Bible Study 10-30-11

Light on the Lessons

 Jeremiah 31:31-34; Romans 3:19-28; John 8:31-36

Reformation Sunday/Day, Cycle ABC, October 30/31, 2011

Participant Guide

I Getting Started

The Reformation strove to recover the gospel of grace. Its slogan went: We are justified by grace through faith. The accent shifted from what we do to what God did for us in Christ. Reformation insights have informed the whole spectrum of Christian families, including the Roman Catholic. However, Reformation is an ongoing process. We need to continually reform our own faith, so we might focus more clearly on the grace of God which delivers us.

1. “If we are saved by God’s grace, then why do we need spiritual disciplines such as regular prayer, meditation, study, and the rest?” How would you answer this person?

2. “I’ll tell you why some people leave traditional Christianity for various cults and movements. It takes too simple a view of salvation. People inherently want to play a part in their own salvation. They like to think they have earned it.” What are your thoughts on that statement?

3. If we truly believe that God forgives us freely for Jesus’ sake, then why do so many Christians carry burdens of guilt?

4. What does the concept of being “set free in Christ” mean to you?

II Check the Texts

1. Jeremiah 31:31-34

The idea of a covenant is very basic to biblical religion. In a covenant, a superior (e.g., the LORD) establishes a relationship with an inferior (e.g., Israel) based on a good act the superior has done for the inferior (e.g., deliverance from bondage in Egypt). In this relationship, the inferior owes total loyalty to the superior and seals the relationship by following certain rules (e.g., Ten Commandments).

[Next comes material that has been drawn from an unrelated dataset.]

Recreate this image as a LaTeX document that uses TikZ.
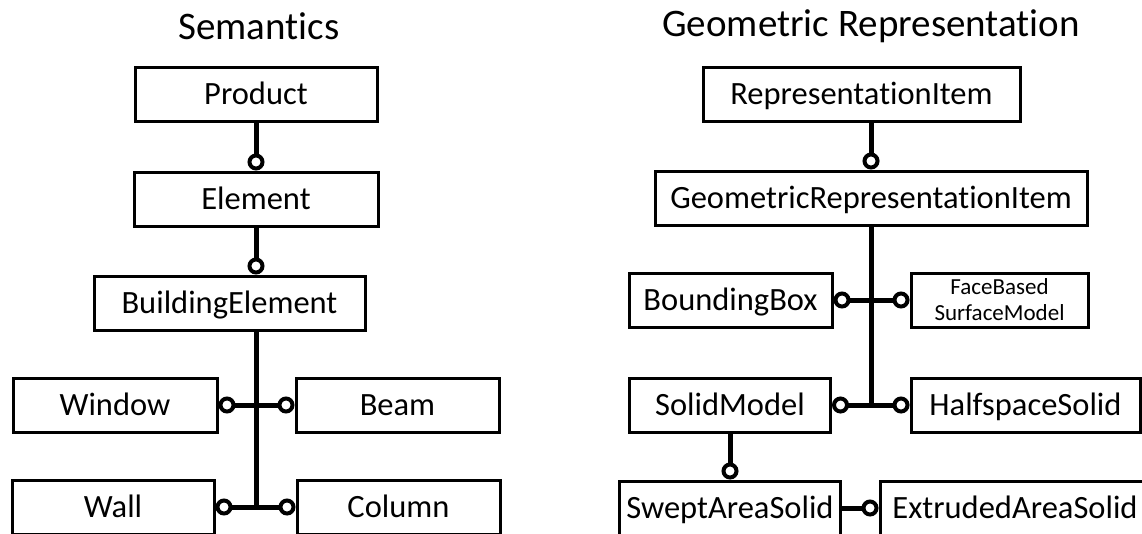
\documentclass[tikz,border=0pt]{standalone}
\usepackage{fontspec}
\setmainfont{Carlito}[Ligatures = NoCommon]
\usetikzlibrary{positioning}
\usetikzlibrary{calc}
\usetikzlibrary{arrows.meta}

\begin{document}
\begin{tikzpicture}
	[
		x = 1pt, y = -1pt,
		ring/.tip = {Circle[open, length = 17pt, width = 17pt, line width = 4pt]},
		entitybox/.style = {rectangle, draw = black, line width = 3pt, fill = white, minimum height = 54pt, inner sep = 0pt},
		entity/.style = {entitybox, text height = 27pt, text depth = 7pt, font = \fontsize{32.5}{36}\selectfont},
		smallentity/.style = {entitybox, align = center, font = \fontsize{23}{26}\selectfont},
		title/.style = {font = \fontsize{39}{44}\selectfont},
		link/.style = {line width = 5pt},
	]
	%
	\useasboundingbox (0,0) rectangle (1142,533);
	\clip (0,0) rectangle (1142,533);
	%
	% Semantics
	\node (semtitle) [title] at (259, 26) {Semantics};
	\node (product) [entity, minimum width = 242pt] at (256, 94.5) {Product};
	\node (element) [entity, minimum width = 244pt] at (256, 199) {Element};
	\node (building) [entity, minimum width = 271pt] at (229.5, 303) {BuildingElement};
	\node (window) [entity, minimum width = 204pt] at (115, 405) {Window};
	\node (beam) [entity, minimum width = 203pt] at (397.5, 405) {Beam};
	\node (wall) [entity, minimum width = 202pt] at (113, 507) {Wall};
	\node (column) [entity, minimum width = 203pt] at (398.5, 507) {Column};
	%
	\coordinate (semjoint) at (256, 507);
	%
	\draw [link, -ring] (product) -- (element);
	\draw [link, -ring] (element) -- (element |- building.north);
	\draw [link] (building.south -| element) -- (semjoint);
	\draw [link, ring-ring] (window) -- (beam);
	\draw [link, ring-ring] (wall) -- (column);
	%
	% Geometric Representation
	\node (geotitle) [title] at (871, 26) {Geometric Representation};
	\node (repitem) [entity, minimum width = 317pt] at (861.5, 94.5) {RepresentationItem};
	\node (georep) [entity, minimum width = 432pt] at (871, 198) {GeometricRepresentationItem};
	\node (bbox) [entity, minimum width = 203pt] at (730.5, 300) {BoundingBox};
	\node (facebased) [smallentity, minimum width = 177pt] at (999.5, 300) {FaceBased\\SurfaceModel};
	\node (solid) [entity, minimum width = 201pt] at (730, 405) {SolidModel};
	\node (halfspace) [entity, minimum width = 229pt] at (1025.5, 405) {HalfspaceSolid};
	\node (swept) [entity, minimum width = 221pt] at (730, 508) {SweptAreaSolid};
	\node (extruded) [entity, minimum width = 270pt] at (1015, 508) {ExtrudedAreaSolid};
	%
	\coordinate (geojoint) at (871, 405);
	%
	\draw [link, -ring] (repitem.south -| georep) -- (georep);
	\draw [link] (georep) -- (geojoint);
	\draw [link, ring-ring] (bbox) -- (facebased);
	\draw [link, ring-ring] (solid) -- (halfspace);
	\draw [link, -ring] (solid) -- (swept);
	\draw [link, -ring] (swept) -- (extruded);
	%
\end{tikzpicture}
\end{document}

A. Does Jeremiah envision a totally new covenant, or is his vision more like a renewal and reinvigoration of the existing covenant with Israel?

B. Read Ezekiel 36:24-28. How does this vision of a restored and renewed Israel compare with Jeremiah’s?

C. How does Jeremiah’s vision of the covenant differ from the former covenant?

2. Romans 3:19-28

Paul contrasts faith and law as ways of salvation. By “law” he means the Jewish law. He has two aims: (1) to demonstrate that Gentiles too are open to God’s salvation, and (2) to challenge Jewish overconfidence in their special relationship with God. Thus, salvation comes not by law (measures belonging to only one people) but by trust in what Christ did (conceived of as being for all peoples everywhere).

A. In verse 20, Paul says that through the law comes knowledge of sin, rather than salvation. How does God’s law make us aware of our sin and alienation from God?

B. How do you understand verse 22a?

C. In verses 23-24, what is the “bad news” and what is the “good news”?

D. In verses 24-25, Paul speaks of “sacrifice of atonement by [Jesus’] blood” and notes that God formerly “passed over the sins [of the people].” What interpretation do you give to these contrasting views of salvation?

3. John 8:31-36

A. In verse 31, the RSV and NRSV have “believed in him,” while the NIV and REB use “believed him.” What difference do these two translations make?

B. What was the political situation of the Jews at this time, and what had it been for the previous three centuries? How then could they make the assertion in verse 33?

C. What in the lesson from Romans 3, above, compares with the statement in verse 34?

III What Does It All Mean?

1. How have you experienced God’s grace in your life this week?

2. What theme(s) ties these lessons together?

3. As a Christian, what does being free mean to you?

4. What’s the difference between going through the forms of our faith and truly having a heartfelt trust in God’s grace? How “heartfelt” must our faith be in order to save us?

5. If you are among all those who have “sinned and fallen short of the glory of God,” how are you capable of doing good works?

6. If Paul places such great store on justification by faith, why does he devote so much space in his letters to exhorting believers to live upright, loving lives?

7. Luther wrote:

“A Christian is a perfectly free lord of all, subject to none.

“A Christian is a perfectly dutiful servant of all, subject to all”

What do you think Luther meant? (See 1 Corinthians 9:19 and Romans 13:8, passages Luther cited.)

IV Into the Week

1. You go home and someone asks, “What did you learn today?” What would you reply?

2. How will you celebrate your freedom this week? How will you express your servanthood?